* **Brief**:
Drop the pictures, then extract the listing word for word.

— BEGIN Collected material —

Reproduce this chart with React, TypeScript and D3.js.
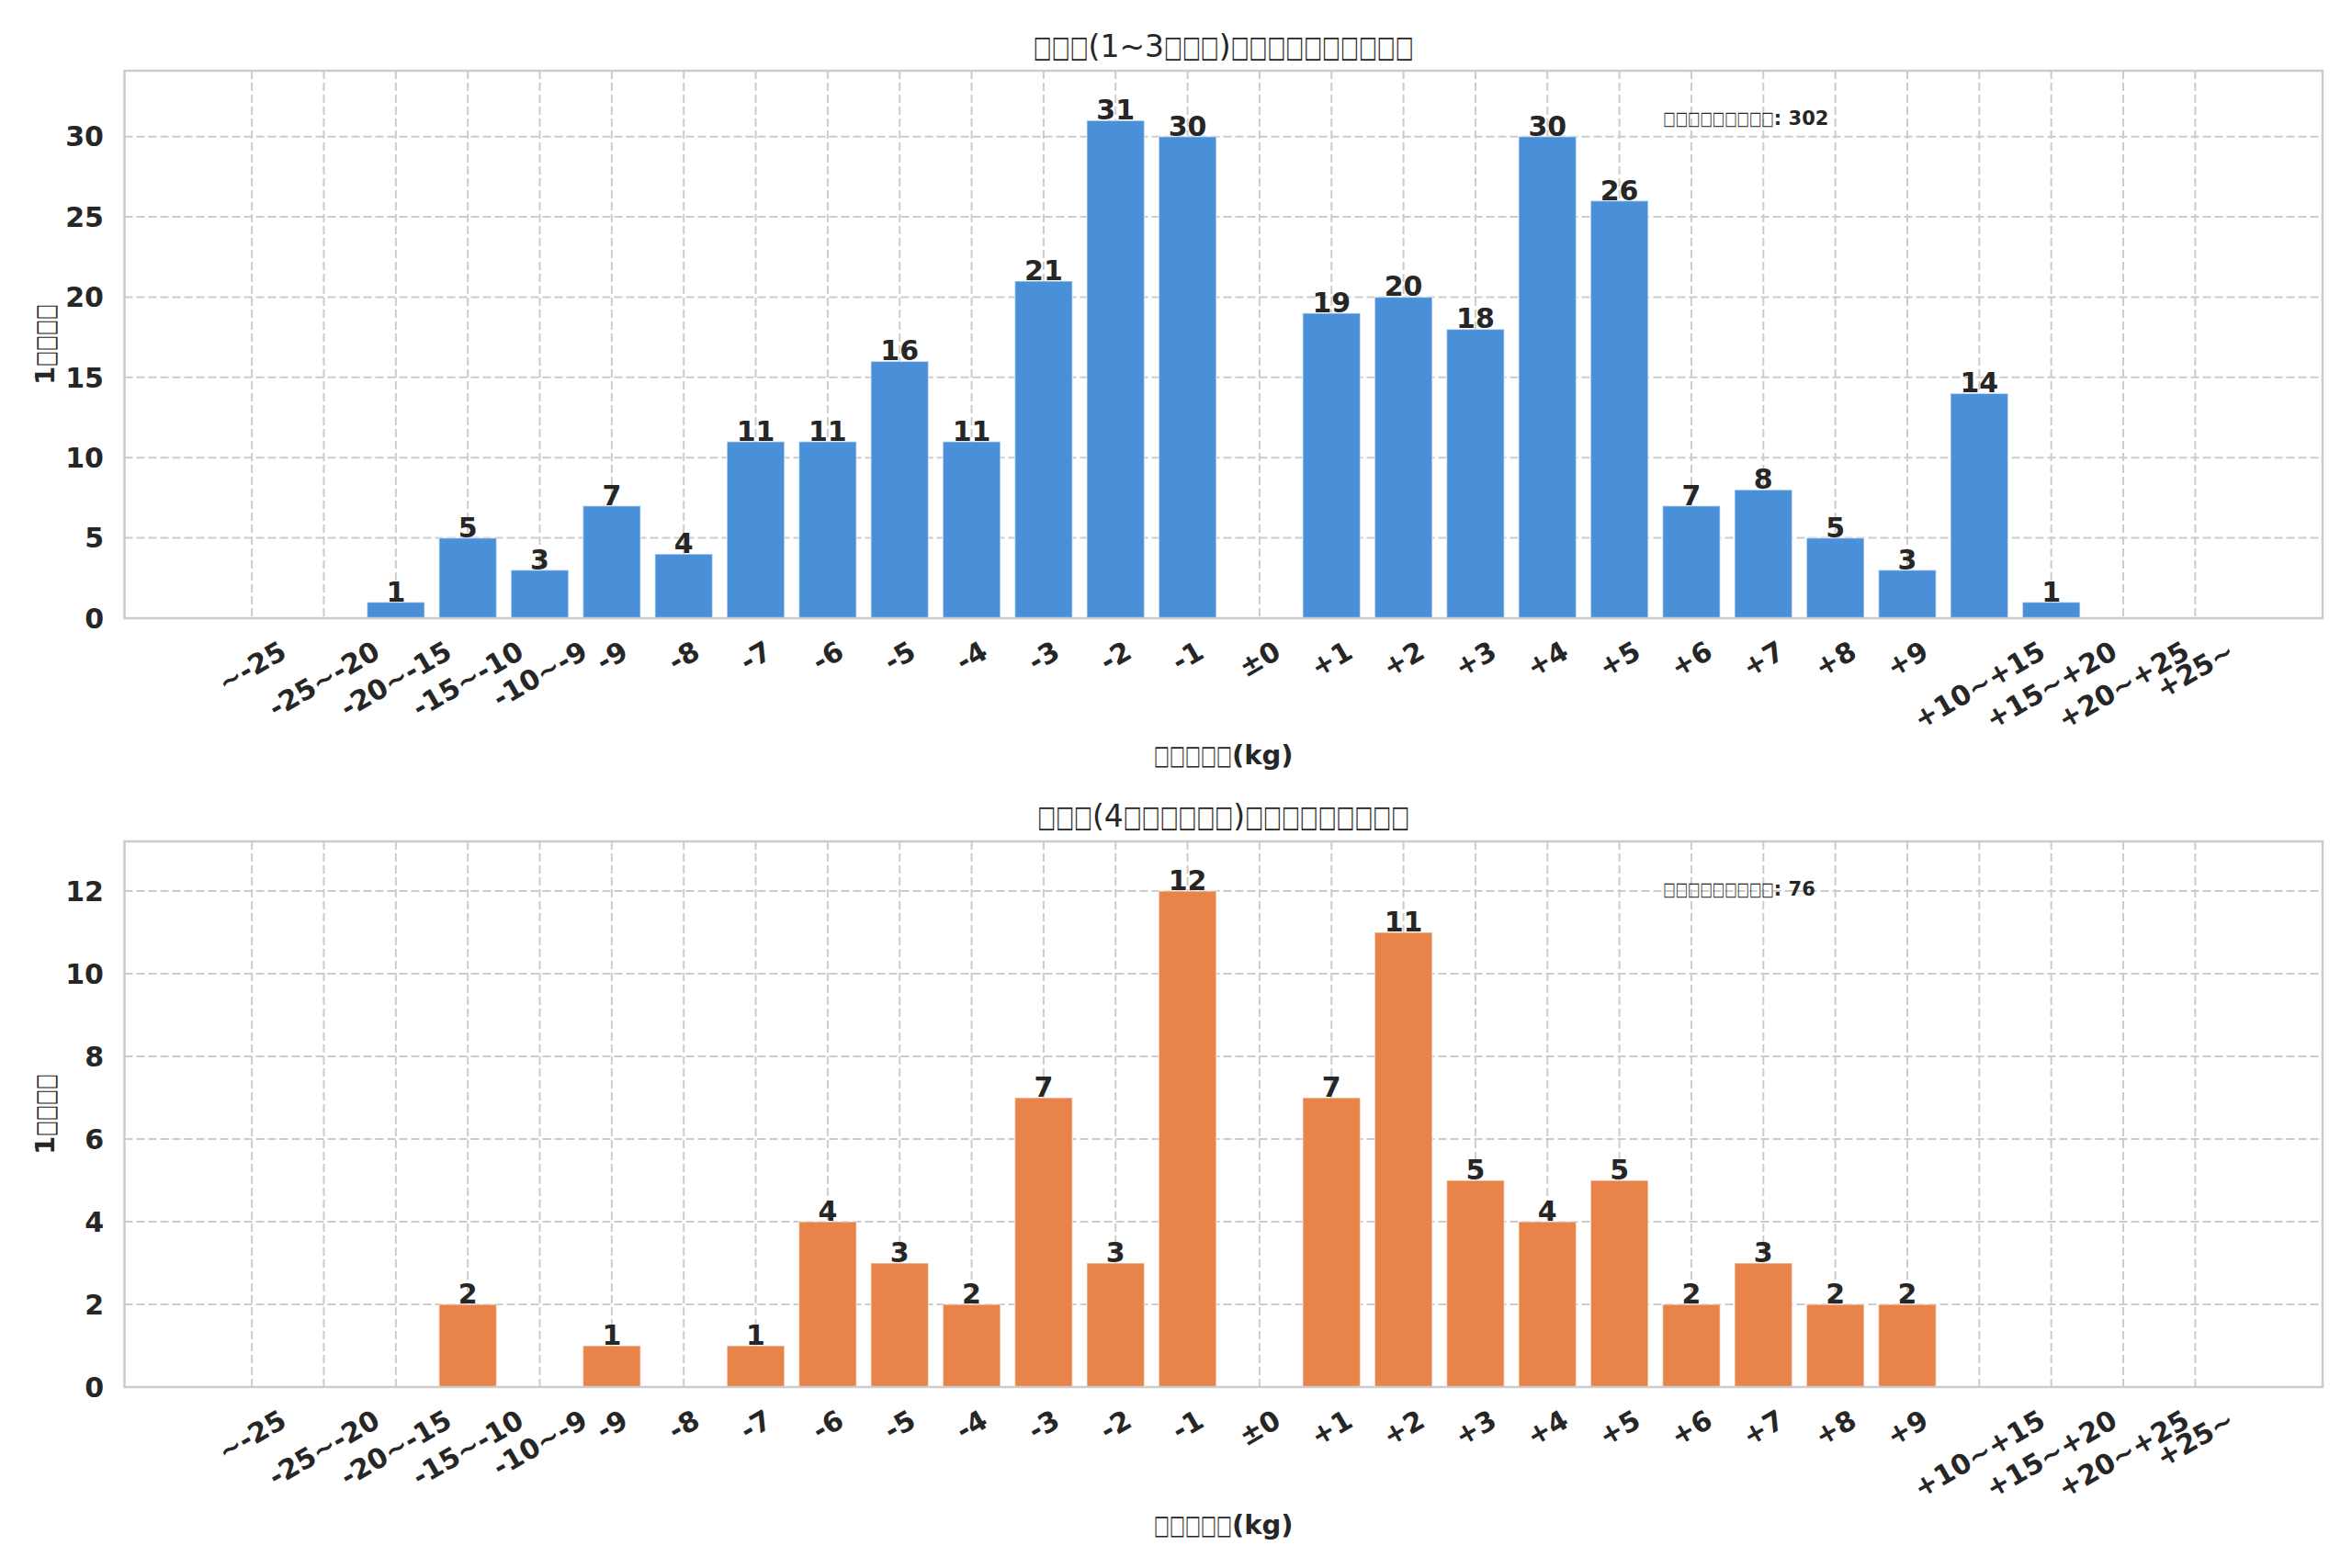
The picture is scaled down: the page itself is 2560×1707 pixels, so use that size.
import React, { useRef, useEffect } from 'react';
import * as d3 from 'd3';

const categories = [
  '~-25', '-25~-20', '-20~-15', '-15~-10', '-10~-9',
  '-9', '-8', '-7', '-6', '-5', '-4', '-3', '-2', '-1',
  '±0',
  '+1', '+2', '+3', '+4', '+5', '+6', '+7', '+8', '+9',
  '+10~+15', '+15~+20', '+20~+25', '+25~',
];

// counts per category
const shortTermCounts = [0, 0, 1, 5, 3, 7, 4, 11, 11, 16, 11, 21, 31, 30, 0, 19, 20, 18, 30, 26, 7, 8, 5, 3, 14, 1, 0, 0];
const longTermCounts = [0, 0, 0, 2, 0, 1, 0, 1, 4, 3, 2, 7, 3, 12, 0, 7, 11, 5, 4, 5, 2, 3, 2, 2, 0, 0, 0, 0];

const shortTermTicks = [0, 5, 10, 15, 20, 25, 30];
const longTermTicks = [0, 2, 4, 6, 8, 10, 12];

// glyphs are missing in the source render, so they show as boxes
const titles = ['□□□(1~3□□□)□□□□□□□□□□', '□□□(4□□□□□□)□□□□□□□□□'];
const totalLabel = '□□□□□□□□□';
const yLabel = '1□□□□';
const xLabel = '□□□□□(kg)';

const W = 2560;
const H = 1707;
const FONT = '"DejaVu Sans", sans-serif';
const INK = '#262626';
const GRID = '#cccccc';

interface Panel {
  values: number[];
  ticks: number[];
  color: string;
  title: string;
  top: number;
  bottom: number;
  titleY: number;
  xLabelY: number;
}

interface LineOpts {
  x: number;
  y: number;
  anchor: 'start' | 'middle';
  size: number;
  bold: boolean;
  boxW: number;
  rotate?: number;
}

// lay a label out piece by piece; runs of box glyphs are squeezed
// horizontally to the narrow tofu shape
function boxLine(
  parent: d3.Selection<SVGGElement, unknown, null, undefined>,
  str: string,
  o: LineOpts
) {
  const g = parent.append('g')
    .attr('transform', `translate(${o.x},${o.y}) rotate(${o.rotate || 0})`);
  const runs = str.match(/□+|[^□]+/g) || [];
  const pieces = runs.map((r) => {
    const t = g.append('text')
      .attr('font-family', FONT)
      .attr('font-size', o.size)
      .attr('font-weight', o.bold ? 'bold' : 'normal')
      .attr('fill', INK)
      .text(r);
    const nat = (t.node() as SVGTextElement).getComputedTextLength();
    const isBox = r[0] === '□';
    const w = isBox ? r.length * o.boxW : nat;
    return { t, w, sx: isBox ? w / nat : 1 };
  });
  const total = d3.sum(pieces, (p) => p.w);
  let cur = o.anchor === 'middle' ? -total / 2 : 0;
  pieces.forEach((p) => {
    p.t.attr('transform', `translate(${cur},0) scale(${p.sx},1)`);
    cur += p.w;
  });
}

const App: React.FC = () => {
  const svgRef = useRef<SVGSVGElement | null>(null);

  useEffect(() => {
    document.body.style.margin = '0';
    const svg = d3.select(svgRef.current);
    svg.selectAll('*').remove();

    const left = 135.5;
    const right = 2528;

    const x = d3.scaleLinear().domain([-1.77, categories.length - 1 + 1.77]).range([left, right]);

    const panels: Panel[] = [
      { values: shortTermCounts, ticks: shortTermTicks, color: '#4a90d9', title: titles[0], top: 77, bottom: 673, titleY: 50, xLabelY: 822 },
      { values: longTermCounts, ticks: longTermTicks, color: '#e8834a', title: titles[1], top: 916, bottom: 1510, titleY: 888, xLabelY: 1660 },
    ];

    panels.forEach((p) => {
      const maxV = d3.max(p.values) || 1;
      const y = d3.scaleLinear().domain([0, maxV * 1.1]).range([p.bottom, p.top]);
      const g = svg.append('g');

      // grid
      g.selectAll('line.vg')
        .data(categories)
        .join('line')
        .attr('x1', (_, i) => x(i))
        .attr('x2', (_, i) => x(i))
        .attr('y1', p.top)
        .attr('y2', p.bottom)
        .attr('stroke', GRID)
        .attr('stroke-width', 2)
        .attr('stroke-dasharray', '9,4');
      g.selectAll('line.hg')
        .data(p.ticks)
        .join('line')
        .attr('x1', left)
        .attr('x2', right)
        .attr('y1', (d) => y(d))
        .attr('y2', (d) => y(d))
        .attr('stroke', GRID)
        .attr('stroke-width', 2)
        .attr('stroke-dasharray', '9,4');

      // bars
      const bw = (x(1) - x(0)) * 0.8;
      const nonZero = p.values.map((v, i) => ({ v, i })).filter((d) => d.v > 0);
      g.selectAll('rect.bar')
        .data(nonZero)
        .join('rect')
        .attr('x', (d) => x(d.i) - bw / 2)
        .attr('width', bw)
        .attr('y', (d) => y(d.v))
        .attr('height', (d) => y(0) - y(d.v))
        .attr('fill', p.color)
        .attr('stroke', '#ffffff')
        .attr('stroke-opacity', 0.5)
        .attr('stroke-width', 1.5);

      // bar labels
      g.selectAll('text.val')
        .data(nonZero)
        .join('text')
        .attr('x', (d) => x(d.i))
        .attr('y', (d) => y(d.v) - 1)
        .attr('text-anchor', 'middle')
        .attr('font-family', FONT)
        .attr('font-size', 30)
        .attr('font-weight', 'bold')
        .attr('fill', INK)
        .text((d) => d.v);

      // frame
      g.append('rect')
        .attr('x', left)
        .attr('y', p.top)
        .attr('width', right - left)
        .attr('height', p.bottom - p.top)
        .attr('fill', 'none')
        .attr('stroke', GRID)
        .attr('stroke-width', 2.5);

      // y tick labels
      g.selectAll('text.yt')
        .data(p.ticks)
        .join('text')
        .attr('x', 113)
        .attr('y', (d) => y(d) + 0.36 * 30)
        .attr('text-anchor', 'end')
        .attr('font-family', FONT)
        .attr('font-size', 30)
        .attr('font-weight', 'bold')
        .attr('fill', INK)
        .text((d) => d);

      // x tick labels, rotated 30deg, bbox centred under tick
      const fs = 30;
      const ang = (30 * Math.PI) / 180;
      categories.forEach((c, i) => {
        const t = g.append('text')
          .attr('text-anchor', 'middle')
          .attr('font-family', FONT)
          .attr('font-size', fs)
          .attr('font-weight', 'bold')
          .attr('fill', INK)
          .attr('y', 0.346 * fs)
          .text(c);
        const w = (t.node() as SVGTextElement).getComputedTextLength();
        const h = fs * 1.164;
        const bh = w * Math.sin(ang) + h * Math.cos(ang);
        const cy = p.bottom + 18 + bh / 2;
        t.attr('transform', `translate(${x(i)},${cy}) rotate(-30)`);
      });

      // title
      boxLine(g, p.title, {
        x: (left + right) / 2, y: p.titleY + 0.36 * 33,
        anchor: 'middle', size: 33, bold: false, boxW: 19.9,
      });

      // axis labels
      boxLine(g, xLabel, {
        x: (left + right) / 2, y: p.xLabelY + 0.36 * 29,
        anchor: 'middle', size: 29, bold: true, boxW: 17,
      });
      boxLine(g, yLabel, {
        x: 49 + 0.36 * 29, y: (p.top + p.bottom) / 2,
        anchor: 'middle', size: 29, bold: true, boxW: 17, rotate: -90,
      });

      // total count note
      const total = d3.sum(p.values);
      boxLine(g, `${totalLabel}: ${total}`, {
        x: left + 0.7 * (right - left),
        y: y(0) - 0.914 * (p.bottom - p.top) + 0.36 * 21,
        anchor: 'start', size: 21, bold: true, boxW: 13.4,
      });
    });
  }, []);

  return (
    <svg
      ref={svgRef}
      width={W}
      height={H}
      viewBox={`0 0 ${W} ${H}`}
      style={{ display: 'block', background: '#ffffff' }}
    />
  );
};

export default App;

— END Collected material —

* **Task solution**:
Reproduce this chart with React, TypeScript and D3.js.
The picture is scaled down: the page itself is 2560×1707 pixels, so use that size.
import React, { useRef, useEffect } from 'react';
import * as d3 from 'd3';

const categories = [
  '~-25', '-25~-20', '-20~-15', '-15~-10', '-10~-9',
  '-9', '-8', '-7', '-6', '-5', '-4', '-3', '-2', '-1',
  '±0',
  '+1', '+2', '+3', '+4', '+5', '+6', '+7', '+8', '+9',
  '+10~+15', '+15~+20', '+20~+25', '+25~',
];

// counts per category
const shortTermCounts = [0, 0, 1, 5, 3, 7, 4, 11, 11, 16, 11, 21, 31, 30, 0, 19, 20, 18, 30, 26, 7, 8, 5, 3, 14, 1, 0, 0];
const longTermCounts = [0, 0, 0, 2, 0, 1, 0, 1, 4, 3, 2, 7, 3, 12, 0, 7, 11, 5, 4, 5, 2, 3, 2, 2, 0, 0, 0, 0];

const shortTermTicks = [0, 5, 10, 15, 20, 25, 30];
const longTermTicks = [0, 2, 4, 6, 8, 10, 12];

// glyphs are missing in the source render, so they show as boxes
const titles = ['□□□(1~3□□□)□□□□□□□□□□', '□□□(4□□□□□□)□□□□□□□□□'];
const totalLabel = '□□□□□□□□□';
const yLabel = '1□□□□';
const xLabel = '□□□□□(kg)';

const W = 2560;
const H = 1707;
const FONT = '"DejaVu Sans", sans-serif';
const INK = '#262626';
const GRID = '#cccccc';

interface Panel {
  values: number[];
  ticks: number[];
  color: string;
  title: string;
  top: number;
  bottom: number;
  titleY: number;
  xLabelY: number;
}

interface LineOpts {
  x: number;
  y: number;
  anchor: 'start' | 'middle';
  size: number;
  bold: boolean;
  boxW: number;
  rotate?: number;
}

// lay a label out piece by piece; runs of box glyphs are squeezed
// horizontally to the narrow tofu shape
function boxLine(
  parent: d3.Selection<SVGGElement, unknown, null, undefined>,
  str: string,
  o: LineOpts
) {
  const g = parent.append('g')
    .attr('transform', `translate(${o.x},${o.y}) rotate(${o.rotate || 0})`);
  const runs = str.match(/□+|[^□]+/g) || [];
  const pieces = runs.map((r) => {
    const t = g.append('text')
      .attr('font-family', FONT)
      .attr('font-size', o.size)
      .attr('font-weight', o.bold ? 'bold' : 'normal')
      .attr('fill', INK)
      .text(r);
    const nat = (t.node() as SVGTextElement).getComputedTextLength();
    const isBox = r[0] === '□';
    const w = isBox ? r.length * o.boxW : nat;
    return { t, w, sx: isBox ? w / nat : 1 };
  });
  const total = d3.sum(pieces, (p) => p.w);
  let cur = o.anchor === 'middle' ? -total / 2 : 0;
  pieces.forEach((p) => {
    p.t.attr('transform', `translate(${cur},0) scale(${p.sx},1)`);
    cur += p.w;
  });
}

const App: React.FC = () => {
  const svgRef = useRef<SVGSVGElement | null>(null);

  useEffect(() => {
    document.body.style.margin = '0';
    const svg = d3.select(svgRef.current);
    svg.selectAll('*').remove();

    const left = 135.5;
    const right = 2528;

    const x = d3.scaleLinear().domain([-1.77, categories.length - 1 + 1.77]).range([left, right]);

    const panels: Panel[] = [
      { values: shortTermCounts, ticks: shortTermTicks, color: '#4a90d9', title: titles[0], top: 77, bottom: 673, titleY: 50, xLabelY: 822 },
      { values: longTermCounts, ticks: longTermTicks, color: '#e8834a', title: titles[1], top: 916, bottom: 1510, titleY: 888, xLabelY: 1660 },
    ];

    panels.forEach((p) => {
      const maxV = d3.max(p.values) || 1;
      const y = d3.scaleLinear().domain([0, maxV * 1.1]).range([p.bottom, p.top]);
      const g = svg.append('g');

      // grid
      g.selectAll('line.vg')
        .data(categories)
        .join('line')
        .attr('x1', (_, i) => x(i))
        .attr('x2', (_, i) => x(i))
        .attr('y1', p.top)
        .attr('y2', p.bottom)
        .attr('stroke', GRID)
        .attr('stroke-width', 2)
        .attr('stroke-dasharray', '9,4');
      g.selectAll('line.hg')
        .data(p.ticks)
        .join('line')
        .attr('x1', left)
        .attr('x2', right)
        .attr('y1', (d) => y(d))
        .attr('y2', (d) => y(d))
        .attr('stroke', GRID)
        .attr('stroke-width', 2)
        .attr('stroke-dasharray', '9,4');

      // bars
      const bw = (x(1) - x(0)) * 0.8;
      const nonZero = p.values.map((v, i) => ({ v, i })).filter((d) => d.v > 0);
      g.selectAll('rect.bar')
        .data(nonZero)
        .join('rect')
        .attr('x', (d) => x(d.i) - bw / 2)
        .attr('width', bw)
        .attr('y', (d) => y(d.v))
        .attr('height', (d) => y(0) - y(d.v))
        .attr('fill', p.color)
        .attr('stroke', '#ffffff')
        .attr('stroke-opacity', 0.5)
        .attr('stroke-width', 1.5);

      // bar labels
      g.selectAll('text.val')
        .data(nonZero)
        .join('text')
        .attr('x', (d) => x(d.i))
        .attr('y', (d) => y(d.v) - 1)
        .attr('text-anchor', 'middle')
        .attr('font-family', FONT)
        .attr('font-size', 30)
        .attr('font-weight', 'bold')
        .attr('fill', INK)
        .text((d) => d.v);

      // frame
      g.append('rect')
        .attr('x', left)
        .attr('y', p.top)
        .attr('width', right - left)
        .attr('height', p.bottom - p.top)
        .attr('fill', 'none')
        .attr('stroke', GRID)
        .attr('stroke-width', 2.5);

      // y tick labels
      g.selectAll('text.yt')
        .data(p.ticks)
        .join('text')
        .attr('x', 113)
        .attr('y', (d) => y(d) + 0.36 * 30)
        .attr('text-anchor', 'end')
        .attr('font-family', FONT)
        .attr('font-size', 30)
        .attr('font-weight', 'bold')
        .attr('fill', INK)
        .text((d) => d);

      // x tick labels, rotated 30deg, bbox centred under tick
      const fs = 30;
      const ang = (30 * Math.PI) / 180;
      categories.forEach((c, i) => {
        const t = g.append('text')
          .attr('text-anchor', 'middle')
          .attr('font-family', FONT)
          .attr('font-size', fs)
          .attr('font-weight', 'bold')
          .attr('fill', INK)
          .attr('y', 0.346 * fs)
          .text(c);
        const w = (t.node() as SVGTextElement).getComputedTextLength();
        const h = fs * 1.164;
        const bh = w * Math.sin(ang) + h * Math.cos(ang);
        const cy = p.bottom + 18 + bh / 2;
        t.attr('transform', `translate(${x(i)},${cy}) rotate(-30)`);
      });

      // title
      boxLine(g, p.title, {
        x: (left + right) / 2, y: p.titleY + 0.36 * 33,
        anchor: 'middle', size: 33, bold: false, boxW: 19.9,
      });

      // axis labels
      boxLine(g, xLabel, {
        x: (left + right) / 2, y: p.xLabelY + 0.36 * 29,
        anchor: 'middle', size: 29, bold: true, boxW: 17,
      });
      boxLine(g, yLabel, {
        x: 49 + 0.36 * 29, y: (p.top + p.bottom) / 2,
        anchor: 'middle', size: 29, bold: true, boxW: 17, rotate: -90,
      });

      // total count note
      const total = d3.sum(p.values);
      boxLine(g, `${totalLabel}: ${total}`, {
        x: left + 0.7 * (right - left),
        y: y(0) - 0.914 * (p.bottom - p.top) + 0.36 * 21,
        anchor: 'start', size: 21, bold: true, boxW: 13.4,
      });
    });
  }, []);

  return (
    <svg
      ref={svgRef}
      width={W}
      height={H}
      viewBox={`0 0 ${W} ${H}`}
      style={{ display: 'block', background: '#ffffff' }}
    />
  );
};

export default App;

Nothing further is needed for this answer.